**EXERCISE OBJECTIVE**
Below are the records. Gather each line that holds "LaTeX".

Stored records
******

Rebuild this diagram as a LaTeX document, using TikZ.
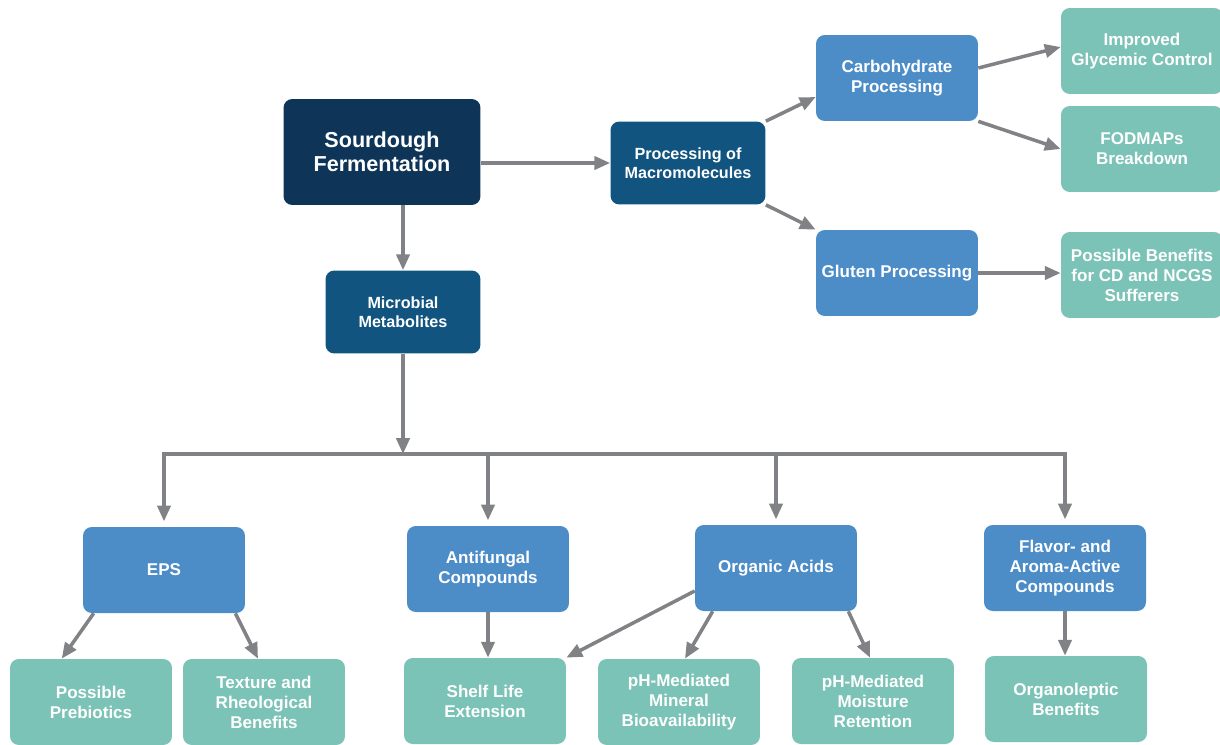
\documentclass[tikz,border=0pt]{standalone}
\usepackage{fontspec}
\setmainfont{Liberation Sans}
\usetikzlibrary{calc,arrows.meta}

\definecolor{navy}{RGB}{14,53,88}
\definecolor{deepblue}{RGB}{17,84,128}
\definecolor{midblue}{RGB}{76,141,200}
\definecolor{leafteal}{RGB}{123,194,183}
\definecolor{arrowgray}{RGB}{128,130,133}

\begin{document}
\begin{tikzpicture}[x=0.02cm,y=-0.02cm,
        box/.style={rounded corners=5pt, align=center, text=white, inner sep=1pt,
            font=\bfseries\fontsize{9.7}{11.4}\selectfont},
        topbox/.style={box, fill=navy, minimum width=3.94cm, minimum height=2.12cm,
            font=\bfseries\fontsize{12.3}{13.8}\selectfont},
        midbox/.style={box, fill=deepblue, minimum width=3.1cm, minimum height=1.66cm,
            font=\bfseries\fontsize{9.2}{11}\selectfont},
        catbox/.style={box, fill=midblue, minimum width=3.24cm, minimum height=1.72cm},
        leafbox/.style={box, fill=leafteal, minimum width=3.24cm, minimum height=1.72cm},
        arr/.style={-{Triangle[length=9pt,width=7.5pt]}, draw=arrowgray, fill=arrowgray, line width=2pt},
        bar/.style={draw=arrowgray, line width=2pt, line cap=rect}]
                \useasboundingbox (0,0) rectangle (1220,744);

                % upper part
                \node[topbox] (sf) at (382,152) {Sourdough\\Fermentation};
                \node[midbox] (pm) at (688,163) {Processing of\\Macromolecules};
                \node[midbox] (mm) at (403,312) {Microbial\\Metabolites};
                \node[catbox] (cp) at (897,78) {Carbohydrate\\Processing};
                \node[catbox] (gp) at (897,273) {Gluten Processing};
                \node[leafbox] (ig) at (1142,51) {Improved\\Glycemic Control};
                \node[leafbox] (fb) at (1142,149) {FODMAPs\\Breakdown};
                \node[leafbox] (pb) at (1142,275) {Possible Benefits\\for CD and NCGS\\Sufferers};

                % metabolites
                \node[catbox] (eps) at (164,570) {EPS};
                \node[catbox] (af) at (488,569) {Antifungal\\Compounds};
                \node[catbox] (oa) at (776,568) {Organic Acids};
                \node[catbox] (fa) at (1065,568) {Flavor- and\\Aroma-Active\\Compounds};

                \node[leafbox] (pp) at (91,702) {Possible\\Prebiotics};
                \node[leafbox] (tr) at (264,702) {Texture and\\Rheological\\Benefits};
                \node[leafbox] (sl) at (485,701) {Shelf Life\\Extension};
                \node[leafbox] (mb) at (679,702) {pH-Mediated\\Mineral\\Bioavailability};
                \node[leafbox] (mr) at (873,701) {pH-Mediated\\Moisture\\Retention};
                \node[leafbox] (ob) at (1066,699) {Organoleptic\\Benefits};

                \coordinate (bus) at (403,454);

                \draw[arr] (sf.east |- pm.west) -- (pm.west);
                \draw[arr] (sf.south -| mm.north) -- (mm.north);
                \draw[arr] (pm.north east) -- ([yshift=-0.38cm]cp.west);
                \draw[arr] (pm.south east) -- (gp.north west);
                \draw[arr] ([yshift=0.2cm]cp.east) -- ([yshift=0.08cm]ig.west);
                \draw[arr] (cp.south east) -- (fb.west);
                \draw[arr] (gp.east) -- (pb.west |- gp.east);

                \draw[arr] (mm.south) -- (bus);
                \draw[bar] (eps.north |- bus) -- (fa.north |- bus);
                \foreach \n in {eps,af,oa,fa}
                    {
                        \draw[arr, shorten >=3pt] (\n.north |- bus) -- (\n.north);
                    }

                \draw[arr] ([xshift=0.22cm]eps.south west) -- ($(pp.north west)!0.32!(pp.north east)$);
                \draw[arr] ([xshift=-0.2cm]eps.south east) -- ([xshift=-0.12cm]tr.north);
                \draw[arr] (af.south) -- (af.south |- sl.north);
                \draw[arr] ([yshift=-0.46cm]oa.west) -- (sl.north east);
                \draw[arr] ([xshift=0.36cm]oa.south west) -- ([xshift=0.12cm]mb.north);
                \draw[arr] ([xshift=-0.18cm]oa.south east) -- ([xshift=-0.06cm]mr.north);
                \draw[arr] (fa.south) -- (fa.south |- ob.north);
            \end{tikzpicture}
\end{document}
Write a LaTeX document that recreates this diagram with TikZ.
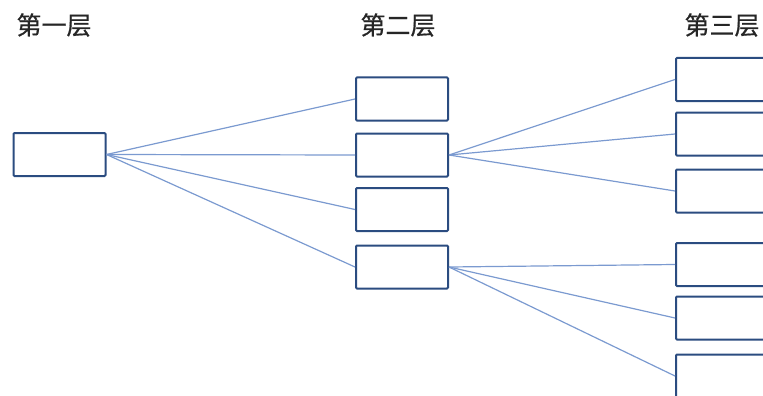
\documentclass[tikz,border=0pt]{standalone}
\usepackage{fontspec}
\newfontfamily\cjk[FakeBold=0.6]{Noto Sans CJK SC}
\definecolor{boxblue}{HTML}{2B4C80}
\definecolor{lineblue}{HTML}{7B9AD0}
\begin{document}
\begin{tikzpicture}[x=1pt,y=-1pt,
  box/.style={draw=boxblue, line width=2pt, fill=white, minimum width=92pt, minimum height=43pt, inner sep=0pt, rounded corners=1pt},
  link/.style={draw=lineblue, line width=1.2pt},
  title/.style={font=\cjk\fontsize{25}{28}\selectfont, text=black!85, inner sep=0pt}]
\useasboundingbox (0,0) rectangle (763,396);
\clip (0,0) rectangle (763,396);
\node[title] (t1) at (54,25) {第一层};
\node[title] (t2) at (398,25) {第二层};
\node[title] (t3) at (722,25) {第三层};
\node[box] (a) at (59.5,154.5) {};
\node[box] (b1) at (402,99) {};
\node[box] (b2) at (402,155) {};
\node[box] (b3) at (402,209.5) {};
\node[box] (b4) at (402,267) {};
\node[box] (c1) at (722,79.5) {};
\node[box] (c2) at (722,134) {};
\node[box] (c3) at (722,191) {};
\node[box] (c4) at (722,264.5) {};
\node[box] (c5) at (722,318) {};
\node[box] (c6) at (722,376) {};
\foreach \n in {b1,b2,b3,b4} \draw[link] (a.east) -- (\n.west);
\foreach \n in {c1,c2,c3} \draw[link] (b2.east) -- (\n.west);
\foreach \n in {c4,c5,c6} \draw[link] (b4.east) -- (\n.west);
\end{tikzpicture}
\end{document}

******

**WRITTEN RESPONSE**
Rebuild this diagram as a LaTeX document, using TikZ.
Write a LaTeX document that recreates this diagram with TikZ.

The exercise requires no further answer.